Quelques points simplement pour illustrer. J’ai beaucoup écrit sur ce blog à propos des espèces invasives. Marc Lebouvier, coordinateur du programme, m’en a fait encore mieux comprendre toute l’importance. A Kerguelen, il n’y a pas de vertébrés originels et seulement 29 espèces de plantes vasculaires et 23 espèces d’insectes. Les espèces introduites sont au nombre de 69 plantes vasculaires et 30 invertébrés ! Le rapport va de 1 à 3,5 entre espèces autochtones et introduites, voilà toute la gravité de ce sujet !

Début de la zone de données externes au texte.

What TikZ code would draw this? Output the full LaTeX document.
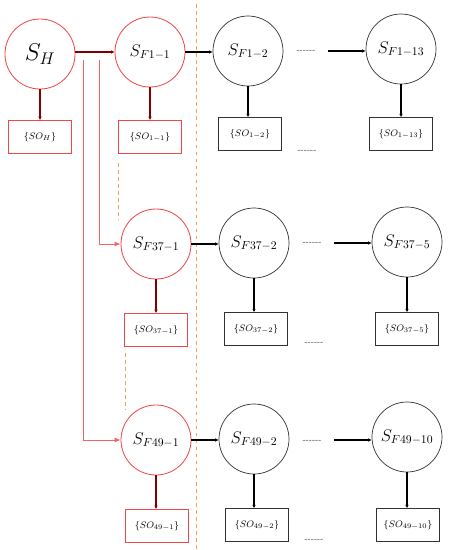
\documentclass[tikz,border=0pt]{standalone}
\usetikzlibrary{arrows.meta}
\definecolor{stred}{RGB}{238,72,72}
\definecolor{stdark}{RGB}{130,0,0}
\definecolor{stbranch}{RGB}{242,100,100}
\definecolor{storange}{RGB}{244,160,90}
\definecolor{stgrey}{RGB}{50,50,50}
\begin{document}
\begin{tikzpicture}[x=0.03cm, y=-0.03cm,
		state/.style={draw=stgrey, line width=0.6pt, circle, minimum size=2.1cm, inner sep=0pt, font=\fontsize{14}{16}\selectfont},
		rstate/.style={state, draw=stred, line width=0.7pt},
		obox/.style={draw=stgrey, line width=0.6pt, minimum width=1.89cm, minimum height=0.98cm, inner sep=0pt, font=\fontsize{8}{9}\selectfont},
		robox/.style={obox, draw=stred, line width=0.7pt},
		arrow/.style={-{Latex[length=3pt,width=3pt]}, line width=1.6pt, black},
		rarrow/.style={arrow, stdark},
		branch/.style={-{Latex[length=5pt,width=4pt]}, line width=0.7pt, stbranch},
		guide/.style={storange, dashed, line width=0.7pt},
		gap/.style={font=\fontsize{7}{8}\selectfont, inner sep=0pt, text=stgrey},
		]
		\useasboundingbox (0,0) rectangle (449,550);
		
		% orange guides
		\draw[guide] (196,4) -- (196,550);
		\draw[guide] (118,163) -- (118,220);
		\draw[guide] (125,353) -- (125,410);
		
		% states
		\node[rstate, font=\fontsize{20}{22}\selectfont] (sH)  at (40, 54)  {$S_H$};
		\node[rstate] (f1a)  at (150,52)  {$S_{F1-1}$};
		\node[state]  (f1b)  at (248,51)  {$S_{F1-2}$};
		\node[state]  (f1m)  at (401,49)  {$S_{F1-13}$};
		\node[rstate] (f37a) at (156,244) {$S_{F37-1}$};
		\node[state]  (f37b) at (254,243) {$S_{F37-2}$};
		\node[state]  (f37m) at (407,242) {$S_{F37-5}$};
		\node[rstate] (f49a) at (156,440) {$S_{F49-1}$};
		\node[state]  (f49b) at (254,439) {$S_{F49-2}$};
		\node[state]  (f49m) at (407,437) {$S_{F49-10}$};
		
		% outputs
		\node[robox] (oH)   at (40, 137) {$\{SO_H\}$};
		\node[robox] (o1a)  at (150,137) {$\{SO_{1-1}\}$};
		\node[obox]  (o1b)  at (250,134) {$\{SO_{1-2}\}$};
		\node[obox]  (o1m)  at (401,134) {$\{SO_{1-13}\}$};
		\node[robox] (o37a) at (156,330) {$\{SO_{37-1}\}$};
		\node[obox]  (o37b) at (256,329) {$\{SO_{37-2}\}$};
		\node[obox]  (o37m) at (407,329) {$\{SO_{37-5}\}$};
		\node[robox] (o49a) at (157,526) {$\{SO_{49-1}\}$};
		\node[obox]  (o49b) at (257,525) {$\{SO_{49-2}\}$};
		\node[obox]  (o49m) at (408,525) {$\{SO_{49-10}\}$};
		
		% gaps
		\node[gap] (d1)   at (306,51)  {{-}{-}{-}{-}{-}{-}};
		\node[gap] (d37)  at (312,243) {{-}{-}{-}{-}{-}{-}};
		\node[gap] (d49)  at (312,441) {{-}{-}{-}{-}{-}{-}};
		\node[gap] (e1)   at (307,151) {{-}{-}{-}{-}{-}{-}};
		\node[gap] (e37)  at (314,343) {{-}{-}{-}{-}{-}{-}};
		\node[gap] (e49)  at (314,540) {{-}{-}{-}{-}{-}{-}};
		
		\coordinate (c1)  at (328,51);
		\coordinate (c37) at (334,243);
		\coordinate (c49) at (334,440);
		\coordinate (b37) at (99,60);
		\coordinate (b49) at (83,60);
		
		% horizontal
		\draw[rarrow] (sH.east |- f1a.west) -- (f1a.west);
		\draw[arrow] (f1a.east) -- (f1a.east -| f1b.west);
		\draw[arrow] (c1) -- (c1 -| f1m.west);
		\draw[arrow] (f37a.east) -- (f37a.east -| f37b.west);
		\draw[arrow] (c37) -- (c37 -| f37m.west);
		\draw[arrow] (f49a.east) -- (f49a.east -| f49b.west);
		\draw[arrow] (c49) -- (c49 -| f49m.west);
		
		% down
		\draw[rarrow] (sH)   -- (sH |- oH.north);
		\draw[rarrow] (f1a)  -- (o1a);
		\draw[arrow]  (f1b)  -- (f1b |- o1b.north);
		\draw[arrow]  (f1m)  -- (o1m);
		\draw[rarrow] (f37a) -- (o37a);
		\draw[arrow]  (f37b) -- (f37b |- o37b.north);
		\draw[arrow]  (f37m) -- (o37m);
		\draw[rarrow] (f49a) -- (f49a |- o49a.north);
		\draw[arrow]  (f49b) -- (f49b |- o49b.north);
		\draw[arrow]  (f49m) -- (f49m |- o49m.north);
		
		% branches
		\draw[branch] (b37) |- (f37a.west);
		\draw[branch] (b49) |- (f49a.west);
		
	\end{tikzpicture}
\end{document}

De même, le changement climatique apparaît à la fois comme une réalité très sensible (recul des glaciers, canicule, pluviométrie) mais l’augmentation moyenne de la température paraît insensible. Un ou deux degré sous nos latitudes cela ne paraît pas beaucoup – même si c’est très important. Dans les îles subantarctiques, on constate une hausse d’1,3°C pour seulement 4,5°C en moyenne. C’est considérable !
Je reviendrais sans doute dans de prochains billets sur certains aspects de recherche fondamentale, nos conversations ont beaucoup porté sur l’internationalisation de la recherche.

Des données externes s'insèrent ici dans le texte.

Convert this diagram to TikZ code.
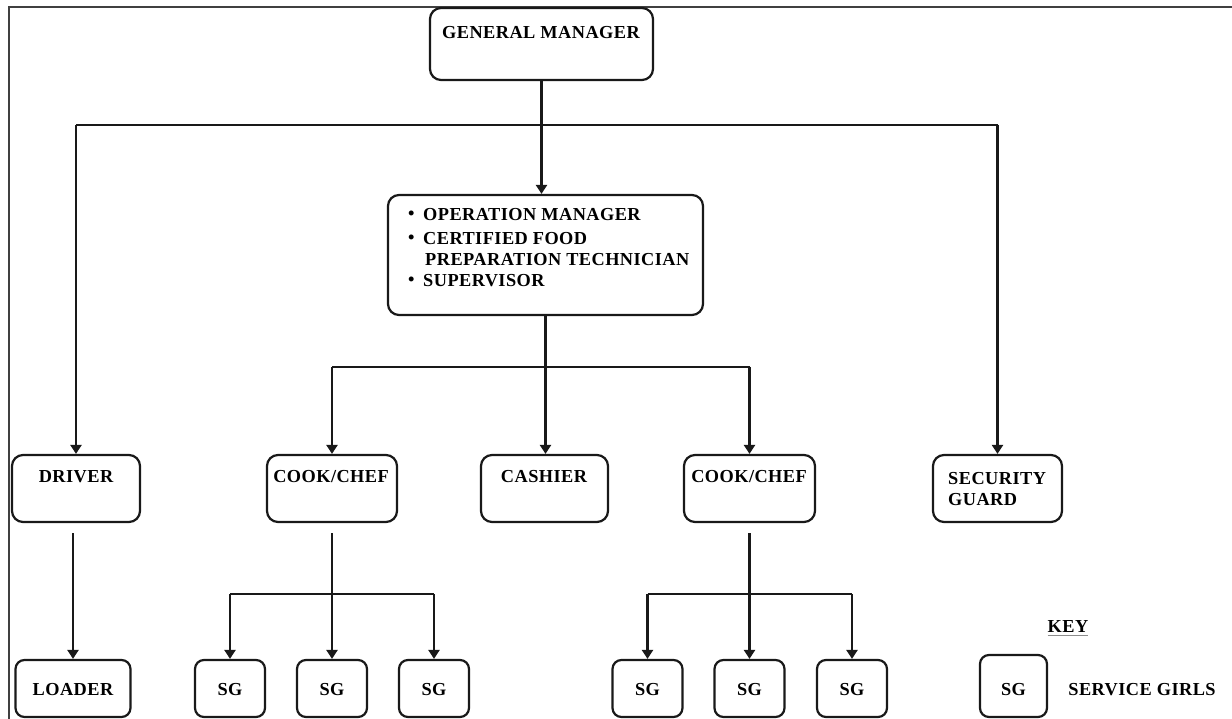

Il est très frappant que pour le programme ECOBIO l’internationalisation se soit déclenchée d’un coup, au début des années 1990 et se soit amplifiée depuis. Il y a là un changement culturel dans la manière de mener les recherches. Néanmoins, il semble que l’on puisse encore progresser, notamment dans l’accueil de chercheurs étrangers et dans l’envoi de chercheurs français sur d’autres sites de recherche. Faut-il d’ailleurs continuer de prendre en charge la totalité des frais d’un chercheur étranger sur le Marion et dans les îles ? Faut-il autoriser des équipes entièrement étrangères à mener des travaux sur nos bases ? Quelle contrepartie faut-il demander ?
Il semble aussi qu’en matière de stratégie de coopération, il convienne de développer trois orientations : les programmes circum-antarctiques, des échanges avec des pays subantarctiques et des coopérations sur certaines thématiques avec des pays sans base sub-polaire.

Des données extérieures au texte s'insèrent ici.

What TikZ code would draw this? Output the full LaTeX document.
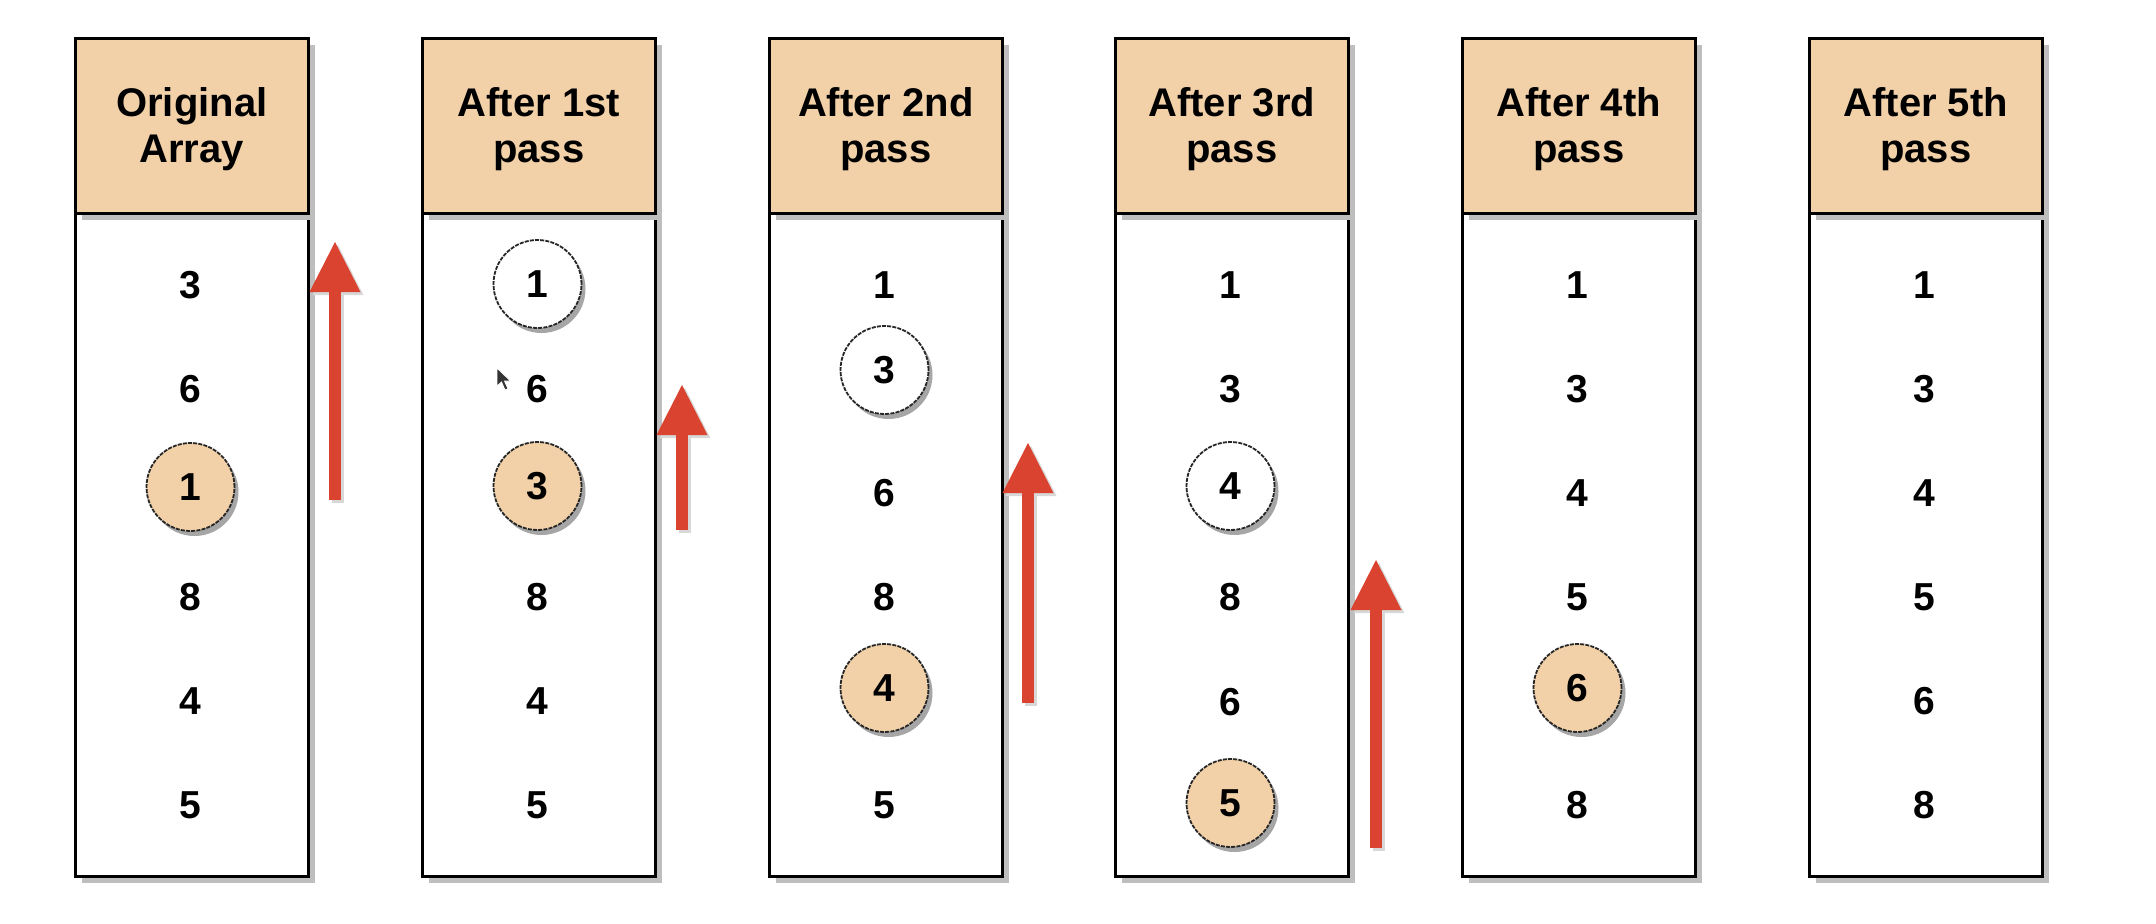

Un autre point important a été abordé : le financement des thèses. Un effort tout particulier doit être entrepris en ce sens pour les équipes “polaires”. La proposition que j’avais émise de “bourses IPEV”, il y a cinq ans dans mon premier rapport, semble rester pertinente pour aider à finaliser des financements. Les thèses restent au coeur de la vie, de la production et de la créativité d’un laboratoire.
Enfin, nous avons aussi évoqué les problèmes récurrents posés par la fréquence de la desserte des îles. Trois rotations sont vraiment insuffisantes. Les enseignants chercheurs ont, en outre, des contraintes propres liés à leurs obligations vis-à-vis de leurs étudiants. Plus généralement, il m’a semblé que le dialogue entre TAAF-IPEV et les équipes devaient s’approfondir pour que le temps long des programmes de recherche puisse être pleinement intégré aux solutions logistiques.